The banana trade has historically been forged through global and local forces that simultaneously connect and divide major Latin American and Caribbean sites of production and major North American and European sites of consumption. In recent decades there have been two regimes regulating the trade in bananas: Dollar Bananas have been regulated by “free market” conditions shaped by the oligopolistic power of key transnational corporations, while ACP Bananas have been regulated by preferential market agreements between nations. The conflict between the ACP and Dollar Banana regimes-the so-called banana wars-illuminates historical tensions between these two systems and the emergence of the World Trade Organization (WTO) as the new arbiter of the global market. In the most recent skirmish the United States and its transnational corporations appear to have won, undermining the future viability of the ACP Banana system. But this does not mean that trade conditions will necessarily be homogenized under the Dollar Banana system. Alternative trade systems are developing that could offer opportunities for the survival of displaced ACP Banana farmers and for building a more socially and environmentally sustainable system of banana production, trade, and consumption.

COMMODITY-SYSTEM ANALYSIS

A historically rooted commodity-system approach is well suited to analyzing how bananas have been transformed from a subsistence food in Latin America and the Caribbean into a favorite fruit purchased by consumers in North America and Europe. This approach traces the complex social, political, and economic relationships and institutions created in the movement of a particular commodity from the point of production to its consumption. Research focusing on key agro-export commodities has facilitated analysis of the configuration and reconfiguration of labor forces, production patterns, market ties, and political alliances in export-dependent Latin American and Caribbean countries. Extensive study of the region’s coffee economies, for example, has emphasized how the macrodynamics of the coffee trade have converged with local forces to forge strikingly different patterns of production organization (see Roseberry, Gudmundson, and Kutschbach 1995). Mintz (1985) brilliantly demonstrates the role of sugar in shaping social, political, and economic structures in both Caribbean production regions and Europe consumption regions (see also Tomich 1990). The commodity-system approach, however, has been less often applied to bananas (but see Trouillot 1988).

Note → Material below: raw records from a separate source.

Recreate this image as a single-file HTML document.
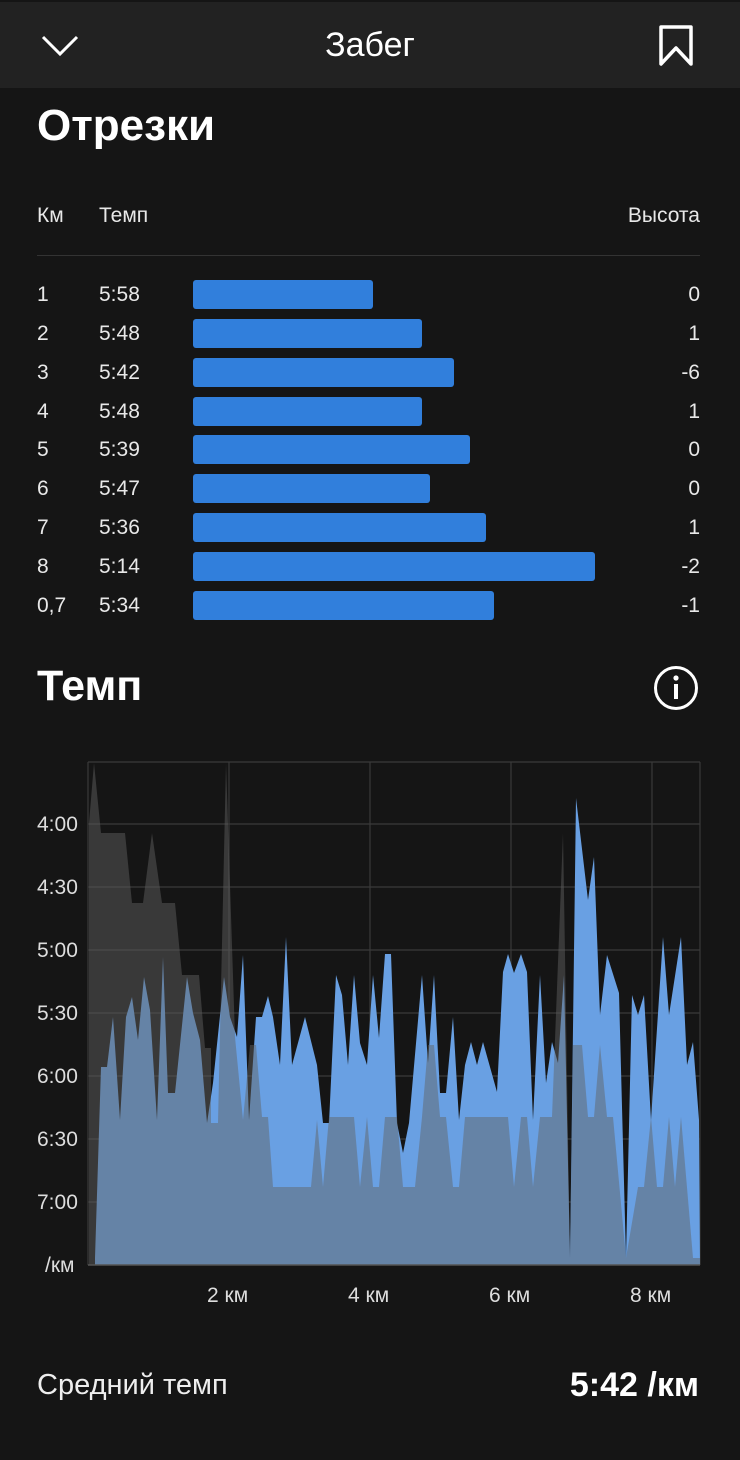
<!DOCTYPE html>
<html><head><meta charset="utf-8"><style>
body{margin:0;width:740px;height:1460px;background:#151515;font-family:"Liberation Sans","Noto Sans CJK SC",sans-serif;color:#fff;position:relative;overflow:hidden}
.a{position:absolute;white-space:nowrap}
.hdr{position:absolute;left:0;top:2px;width:740px;height:86px;background:#222}
.row{font-size:21px;color:#e8e8e8}
.bar{position:absolute;left:193px;height:29px;background:#317fdc;border-radius:3px}
.yl{font-size:21px;color:#ddd;left:37px}
.xl{font-size:21px;color:#ddd}
</style></head><body>
<div class="hdr"></div>
<svg class="a" style="left:40px;top:32px" width="42" height="28"><polyline points="3,5 20,22 37,5" fill="none" stroke="#fff" stroke-width="3"/></svg>
<div class="a" style="left:0;width:740px;text-align:center;top:26px;font-size:34px">Забег</div>
<svg class="a" style="left:656px;top:24px" width="42" height="44"><path d="M5,3 H35 V40 L20,24 L5,40 Z" fill="none" stroke="#fff" stroke-width="3.5" stroke-linejoin="round"/></svg>
<div class="a" style="left:37px;top:101px;font-size:44px;font-weight:bold">Отрезки</div>
<div class="a row" style="left:37px;top:204px">Км</div>
<div class="a row" style="left:99px;top:204px">Темп</div>
<div class="a row" style="right:40px;top:204px">Высота</div>
<div class="a" style="left:37px;top:255px;width:663px;height:1px;background:#333"></div>

<div class="a row" style="left:37px;top:283px">1</div><div class="a row" style="left:99px;top:283px">5:58</div><div class="bar" style="top:280px;width:180px"></div><div class="a row" style="right:40px;top:283px">0</div>
<div class="a row" style="left:37px;top:322px">2</div><div class="a row" style="left:99px;top:322px">5:48</div><div class="bar" style="top:319px;width:229px"></div><div class="a row" style="right:40px;top:322px">1</div>
<div class="a row" style="left:37px;top:361px">3</div><div class="a row" style="left:99px;top:361px">5:42</div><div class="bar" style="top:358px;width:261px"></div><div class="a row" style="right:40px;top:361px">-6</div>
<div class="a row" style="left:37px;top:400px">4</div><div class="a row" style="left:99px;top:400px">5:48</div><div class="bar" style="top:397px;width:229px"></div><div class="a row" style="right:40px;top:400px">1</div>
<div class="a row" style="left:37px;top:438px">5</div><div class="a row" style="left:99px;top:438px">5:39</div><div class="bar" style="top:435px;width:277px"></div><div class="a row" style="right:40px;top:438px">0</div>
<div class="a row" style="left:37px;top:477px">6</div><div class="a row" style="left:99px;top:477px">5:47</div><div class="bar" style="top:474px;width:237px"></div><div class="a row" style="right:40px;top:477px">0</div>
<div class="a row" style="left:37px;top:516px">7</div><div class="a row" style="left:99px;top:516px">5:36</div><div class="bar" style="top:513px;width:293px"></div><div class="a row" style="right:40px;top:516px">1</div>
<div class="a row" style="left:37px;top:555px">8</div><div class="a row" style="left:99px;top:555px">5:14</div><div class="bar" style="top:552px;width:402px"></div><div class="a row" style="right:40px;top:555px">-2</div>
<div class="a row" style="left:37px;top:594px">0,7</div><div class="a row" style="left:99px;top:594px">5:34</div><div class="bar" style="top:591px;width:301px"></div><div class="a row" style="right:40px;top:594px">-1</div>

<div class="a" style="left:37px;top:662px;font-size:43px;font-weight:bold">Темп</div>
<svg class="a" style="left:653px;top:665px" width="48" height="48"><circle cx="23" cy="23" r="20.5" fill="none" stroke="#fff" stroke-width="3"/><circle cx="23" cy="13" r="2.6" fill="#fff"/><rect x="21" y="19" width="4" height="15" fill="#fff"/></svg>

<svg class="a" style="left:0;top:0" width="740" height="1460">
<g stroke="#3a3a3a" stroke-width="1.2">
<line x1="88" y1="762" x2="700" y2="762"/>
<line x1="88" y1="824" x2="700" y2="824"/><line x1="88" y1="887" x2="700" y2="887"/><line x1="88" y1="950" x2="700" y2="950"/><line x1="88" y1="1013" x2="700" y2="1013"/><line x1="88" y1="1076" x2="700" y2="1076"/><line x1="88" y1="1139" x2="700" y2="1139"/><line x1="88" y1="1202" x2="700" y2="1202"/>
<line x1="88" y1="762" x2="88" y2="1265"/><line x1="229" y1="762" x2="229" y2="1265"/><line x1="370" y1="762" x2="370" y2="1265"/><line x1="511" y1="762" x2="511" y2="1265"/><line x1="652" y1="762" x2="652" y2="1265"/><line x1="700" y1="762" x2="700" y2="1265"/>
</g>
<polygon fill="#69a0e3" points="95,1265 95,1258 101,1067 107,1067 113,1017 120,1120 126,1017 132,997 138,1040 144,977 150,1010 157,1120 163,957 168,1093 175,1093 187,977 193,1013 200,1040 207,1123 213,1083 224,977 230,1017 237,1037 243,955 249,1120 256,1017 262,1017 268,996 273,1017 280,1065 286,937 292,1065 305,1017 317,1065 323,1123 329,1123 336,975 342,995 348,1065 354,975 360,1043 367,1065 373,975 379,1038 385,954 391,954 397,1123 403,1153 409,1123 422,975 428,1063 434,975 440,1093 446,1093 453,1017 459,1120 465,1065 471,1042 477,1065 483,1042 497,1092 503,972 508,954 514,973 521,954 527,972 533,1120 540,975 546,1083 552,1042 558,1063 564,975 570,1258 576,798 588,900 594,857 600,1015 607,955 619,993 626,1258 632,995 638,1015 644,995 651,1120 663,937 669,1015 681,937 687,1065 693,1042 699,1120 700,1265"/>
<polygon fill="rgb(98,98,98)" fill-opacity="0.47" points="89,1265 89,823 94,763 101,833 125,833 132,903 143,903 152,833 162,903 175,903 182,975 199,975 205,1048 211,1048 211,1123 218,1123 226,763 235,1037 243,1120 250,1045 256,1045 262,1117 268,1117 273,1187 311,1187 317,1120 323,1187 329,1117 354,1117 360,1187 367,1117 373,1187 379,1187 385,1117 397,1117 403,1187 415,1187 422,1117 428,1045 434,1045 440,1117 446,1117 453,1187 459,1187 465,1117 508,1117 514,1187 521,1117 527,1117 533,1187 540,1117 552,1117 563,833 570,1258 573,1045 582,1045 588,1117 594,1117 600,1045 607,1117 613,1117 626,1258 638,1187 644,1187 651,1117 657,1187 663,1187 669,1117 675,1187 681,1117 693,1258 700,1258 700,1265"/>
<line x1="88" y1="1265" x2="700" y2="1265" stroke="#555" stroke-width="1.5"/>
</svg>
<div class="a yl" style="top:813px">4:00</div>
<div class="a yl" style="top:876px">4:30</div>
<div class="a yl" style="top:939px">5:00</div>
<div class="a yl" style="top:1002px">5:30</div>
<div class="a yl" style="top:1065px">6:00</div>
<div class="a yl" style="top:1128px">6:30</div>
<div class="a yl" style="top:1191px">7:00</div>
<div class="a yl" style="top:1254px;left:45px">/км</div>
<div class="a xl" style="left:207px;top:1284px">2 км</div>
<div class="a xl" style="left:348px;top:1284px">4 км</div>
<div class="a xl" style="left:489px;top:1284px">6 км</div>
<div class="a xl" style="left:630px;top:1284px">8 км</div>
<div class="a" style="left:37px;top:1369px;font-size:29px;color:#eee">Средний темп</div>
<div class="a" style="right:41px;top:1366px;font-size:34px;font-weight:bold">5:42 /км</div>
</body></html>
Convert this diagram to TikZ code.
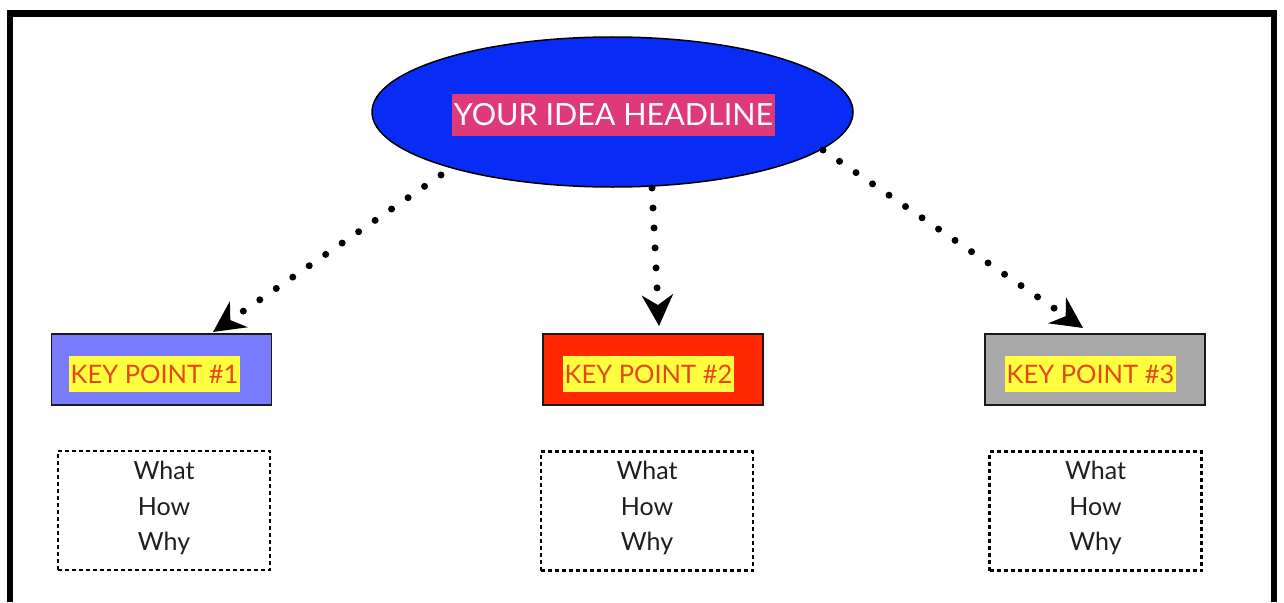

A commodity-system approach grows out of the complementary work of Friedland (1984) and Hopkins and Wallerstein (1986) who, from slightly different vantage points, advocate the analysis of the interconnected processes of raw material production, processing / packaging, shipping, marketing, and consumption that are embodied in a given commodity. One of the strengths of this approach is its ability to locate local production systems within larger networks that span economic sectors, geopolitical regions, and historical periods. As Gereffi (1994, 97) notes, commodity-system analysis focuses on the interlinking of products and services in a sequence of value-added activities; the nature and spatial configuration of enterprises that form production and marketing networks; and the power relations that determine how resources are allocated along the commodity chain. Recent studies in various commodity areas highlight the increasingly critical role of transnational corporations in organizing and transforming current global production systems (see, for example, Gereffi and Korzeniewicz 1994).

Much of the commodity-based literature focuses on production, though trade and consumption form equally important terrains for research. Consumption relations are particularly vital in shaping the networks that supply what we eat, since food is not only a human necessity but a key to cultural identity (Arce and Marsden 1993; Soluri herein). Whereas research on consumption highlights the importance of global, national, and local cultural forces in shaping commodity systems, investigations of agrofood trade often emphasize the importance of political forces operating in intersecting local and global arenas. Recent agrofood studies challenge economic models of comparative advantage, highlighting the importance of political factors in constructing market competitiveness and in regulating trade (McMichael 1997; Raynolds et al. 1993; Watts and Goodman 1997).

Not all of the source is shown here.